娘坚决反对化疗,也许是觉得爹受尽了罪,便一直在小区边上的医院里待着,还说,这是爹因为她乘了磁悬浮而降下的惩罚。我在医院单位两头跑,生怕她有什么闪失,来不及见最后一面。那是我最忙的一段日子,我努力地干着活,加班加点,一边借钱一边还债,忙得顾不上其他。
可即便是最困难的时候,我们都没有动过卖房子的念头。这房子是在太毒,却又承载了太多的回忆。爹生前说,这动迁一趟之所以又送房又送钱,大抵是房地产公司早就知道这里要通磁悬浮,咱都中了套啦!可惜为时已晚。

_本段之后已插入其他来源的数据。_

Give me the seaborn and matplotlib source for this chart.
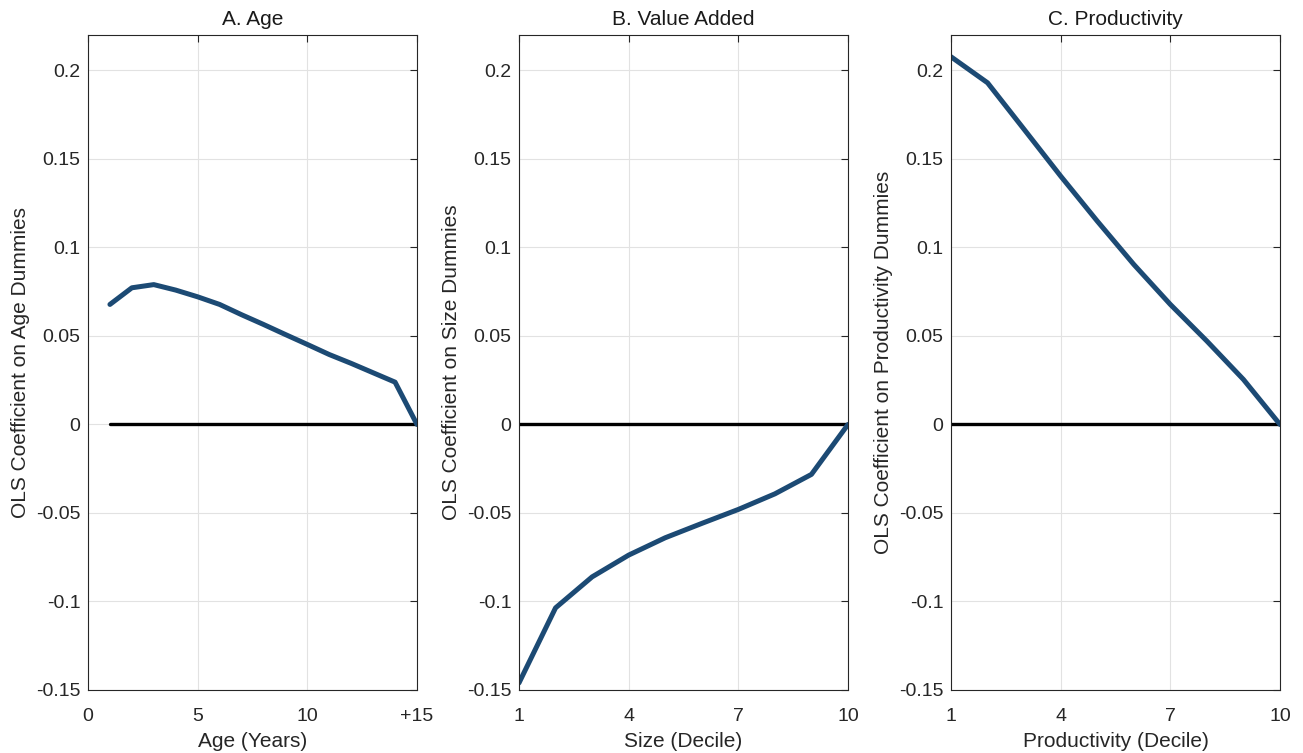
import numpy as np
import pandas as pd
import matplotlib
matplotlib.use("Agg")
import matplotlib.pyplot as plt
import seaborn as sns

# coefficients
age_years = list(range(1, 16))
age_coef = [0.0678, 0.0772, 0.0790, 0.0759, 0.0721, 0.0678, 0.0620, 0.0565,
            0.0508, 0.0452, 0.0395, 0.0345, 0.0292, 0.0239, 0.0]

size_decile = list(range(1, 11))
size_coef = [-0.146, -0.1036, -0.0861, -0.0738, -0.0640, -0.0559, -0.0480,
             -0.0392, -0.0282, 0.0]

prod_decile = list(range(1, 11))
prod_coef = [0.2077, 0.1930, 0.1667, 0.1403, 0.1149, 0.0904, 0.0678,
             0.0471, 0.0254, 0.0]

titles = ["A. Age", "B. Value Added", "C. Productivity"]
xlabels = ["Age (Years)", "Size (Decile)", "Productivity (Decile)"]
ylabels = ["OLS Coefficient on Age Dummies", "OLS Coefficient on Size Dummies",
           "OLS Coefficient on Productivity Dummies"]
yticks = [-0.15, -0.1, -0.05, 0, 0.05, 0.1, 0.15, 0.2]
ytick_labels = ["-0.15", "-0.1", "-0.05", "0", "0.05", "0.1", "0.15", "0.2"]

sns.set_style("white")
plt.rcParams["font.family"] = ["Liberation Sans", "DejaVu Sans"]
plt.rcParams["xtick.direction"] = "in"
plt.rcParams["ytick.direction"] = "in"

blue = "#1c4a74"
fig = plt.figure(figsize=(13.03, 7.53), dpi=100)
lefts = [88 / 1303, 519 / 1303, 951 / 1303]
w = 329 / 1303
bottom = 63 / 753
h = 655 / 753

panels = [
    (age_years, age_coef, (0, 15), [0, 5, 10, 15], ["0", "5", "10", "+15"], (1, 15)),
    (size_decile, size_coef, (1, 10), [1, 4, 7, 10], ["1", "4", "7", "10"], (1, 10)),
    (prod_decile, prod_coef, (1, 10), [1, 4, 7, 10], ["1", "4", "7", "10"], (1, 10)),
]

for i, (x, y, xlim, xt, xtl, zero_span) in enumerate(panels):
    ax = fig.add_axes([lefts[i], bottom, w, h])
    df = pd.DataFrame({"x": x, "coef": y})
    ax.grid(True, color="#e2e2e2", linewidth=0.8)
    ax.set_axisbelow(True)
    sns.lineplot(x=list(zero_span), y=[0, 0], color="black", linewidth=2.4, ax=ax)
    sns.lineplot(data=df, x="x", y="coef", color=blue, linewidth=3.6, ax=ax)
    ax.set_xlim(*xlim)
    ax.set_ylim(-0.15, 0.22)
    ax.set_xticks(xt)
    ax.set_xticklabels(xtl)
    ax.set_yticks(yticks)
    ax.set_yticklabels(ytick_labels)
    ax.tick_params(axis="both", which="both", top=True, right=True, length=5,
                   width=0.8, color="#262626", labelsize=14, labelcolor="#262626")
    ax.tick_params(axis="x", pad=13)
    ax.tick_params(axis="y", pad=5.5)
    for s in ax.spines.values():
        s.set_color("#262626")
        s.set_linewidth(0.8)
    ax.set_title(titles[i], fontsize=15, color="#1a1a1a", pad=7)
    ax.set_xlabel(xlabels[i], fontsize=15, color="#262626", labelpad=5)
    ax.set_ylabel(ylabels[i], fontsize=15, color="#262626", labelpad=4)

fig.savefig("out.png", dpi=100)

就在娘要好转的时候,我的经理辞职了。他是位很严肃的中年人,穿着衬衫,打着领带,眉头总是皱着,待人却意外地宽容。新上任的领导有些发福,头顶抹了层发蜡,脚底的皮鞋就和他的脑袋一样闪闪发光。他新上任的一天,大家排成一溜,我努力地冲他微笑,他瞧了我一眼,也对我笑了笑。
就当我以为他是个好相处的人的时候,却接到了辞退信。和我一同辞退的还有另一位,我问他:“你是怎么被辞的呀?”他恨恨地抽了口烟,道:“我呸,还能怎么样,还能怎么样,没有送礼呗……”
这样一来,我便知道了,光是笑还是不行的。
我在餐厅打着短工,然而即便我千方百计地瞒着娘,她还是隐约猜到了我被辞退的事,又接到了银行的催款的短信。知子莫若母,娘把我叫去了她的床边,问:“儿,你说实话,你最近工作怎么样。”
“还行呗,就那样啦。”我安慰她,“你放心,咱家多大的坎撑不过去。”娘闻言叹了口气,望向窗外,抿成一条缝的嘴唇微微颤抖着。
这是我最后一次和她说话。
之后我再见到她,娘已经蒙上了白布。护士说,她半夜里吞了一板地西泮。她以为这样我就可以从她为自己买的人身险里获得一笔横财,可那小小的保险早已过期了。
半真半假,会有丑陋的,也会有美丽的。不会出现人名,讲的是我从所谓的好人变成所谓的坏人的故事。